En matière d'urbanisme, les rapporteurs demandent également d'autoriser une densification des hameaux existants par comblement des "dents creuses", espaces non construits entourés de parcelles bâties. Pour éviter "le bétonnage", ils proposent également de durcir la loi, en augmentant les zones de ruptures d'urbanisation et d'ajouter comme motif d'extension de la bande littorale "les risques naturels liés aux submersions marines".
Des amendements prévus
Les sénateurs appellent aussi à introduire plus de "solidarité financière" entre les communes littorales "en intégrant un indicateur d'artificialisation des sols dans le calcul de la dotation globale de fonctionnement". La loi Littoral est "accusée de pénaliser" les communes les "plus vertueuses. Seul un mécanisme de péréquation pourrait permettre de compenser cet effet pervers", a souligné Jean Bizet.
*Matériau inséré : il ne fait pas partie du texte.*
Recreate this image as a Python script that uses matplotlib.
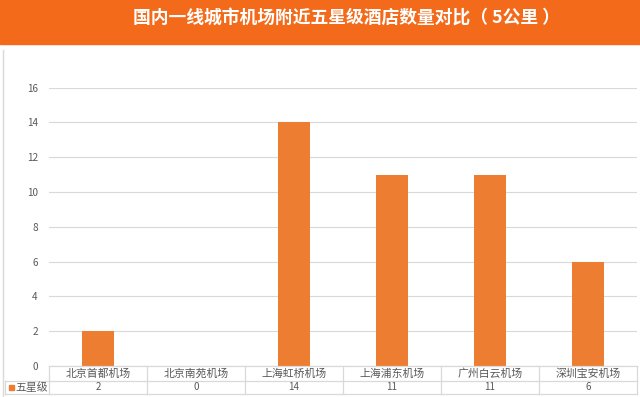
import matplotlib
matplotlib.use("Agg")
import matplotlib.pyplot as plt
from matplotlib.patches import Rectangle
from matplotlib.lines import Line2D
import matplotlib.transforms as mtrans

plt.rcParams['font.family'] = ['Noto Sans CJK SC', 'DejaVu Sans']

title = "国内一线城市机场附近五星级酒店数量对比（ 5公里 ）"
categories = ["北京首都机场", "北京南苑机场", "上海虹桥机场", "上海浦东机场", "广州白云机场", "深圳宝安机场"]
series_name = "五星级"
values = [2, 0, 14, 11, 11, 6]
yticks = [0, 2, 4, 6, 8, 10, 12, 14, 16]

W, H = 640, 397
fig = plt.figure(figsize=(W / 100, H / 100), dpi=100)

def fx(px):
    return px / W

def fy(py):
    return 1 - py / H

# banner
fig.patches.append(Rectangle((0, fy(44)), 1, 44 / H, transform=fig.transFigure,
                             color="#F36A1A", zorder=0))
fig.text(fx(346), fy(19), title, color="white", fontsize=12.8, fontweight="bold",
         ha="center", va="center")

# chart border
fig.add_artist(Line2D([fx(3), fx(3)], [fy(50), fy(397)], color="#D9D9D9", lw=1))

ax_left, ax_right, ax_top, ax_bottom = 49, 637, 87.5, 366
ax = fig.add_axes([fx(ax_left), fy(ax_bottom), (ax_right - ax_left) / W, (ax_bottom - ax_top) / H])
x = list(range(len(categories)))
ax.bar(x, values, width=0.32, color="#ED7D31", zorder=3)
ax.set_xlim(-0.5, len(categories) - 0.5)
ax.set_ylim(0, 16)
ax.set_yticks(yticks)
ax.set_yticklabels([str(t) for t in yticks], fontsize=7.2, color="#595959")
ax.tick_params(axis="y", length=0, pad=8)
ax.set_xticks([])
ax.grid(axis="y", color="#D9D9D9", lw=0.8, zorder=0)
for s in ax.spines.values():
    s.set_visible(False)

# data table below axes
trans = mtrans.blended_transform_factory(ax.transData, fig.transFigure)
line_c = "#D9D9D9"
row1_top, row1_bot, row2_bot = 366, 381, 394
fig.add_artist(Line2D([fx(ax_left), fx(ax_right)], [fy(row1_top)] * 2, color=line_c, lw=0.9))
fig.add_artist(Line2D([fx(5), fx(ax_right)], [fy(row1_bot)] * 2, color=line_c, lw=0.9))
fig.add_artist(Line2D([fx(5), fx(ax_right)], [fy(row2_bot)] * 2, color=line_c, lw=0.9))
fig.add_artist(Line2D([fx(5), fx(5)], [fy(row1_bot), fy(row2_bot)], color=line_c, lw=0.9))
for i in range(len(categories) + 1):
    fig.add_artist(Line2D([i - 0.5, i - 0.5], [fy(row1_top), fy(row2_bot)], color=line_c,
                          lw=0.9, transform=trans))
for i, (c, v) in enumerate(zip(categories, values)):
    fig.text(i, fy((row1_top + row1_bot) / 2), c, transform=trans, ha="center", va="center",
             fontsize=7.8, color="#595959")
    fig.text(i, fy((row1_bot + row2_bot) / 2), str(v), transform=trans, ha="center", va="center",
             fontsize=7, color="#595959")
fig.patches.append(Rectangle((fx(9), fy(390)), 5 / W, 5 / H, transform=fig.transFigure,
                             color="#ED7D31"))
fig.text(fx(15), fy((row1_bot + row2_bot) / 2), series_name, ha="left", va="center",
         fontsize=7.8, color="#595959")

fig.savefig("out.png", dpi=100)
Les rapporteurs ont "tenté de retranscrire leurs recommandations" dans le projet de loi sur l'accès au logement et un urbanisme rénové (Alur) en cours de débats au Sénat. "La ministre de l'Egalité des territoires et du Logement a répondu qu'une circulaire est en préparation mais nous sommes sceptiques", a indiqué Odette Herviaux. Leurs amendements seront de nouveau présentés au cours de l'examen de l'Acte III sur la décentralisation. L'un relatif aux "dents creuses" sera proposé en avril aux sénateurs qui débattront du projet de loi d'avenir agricole.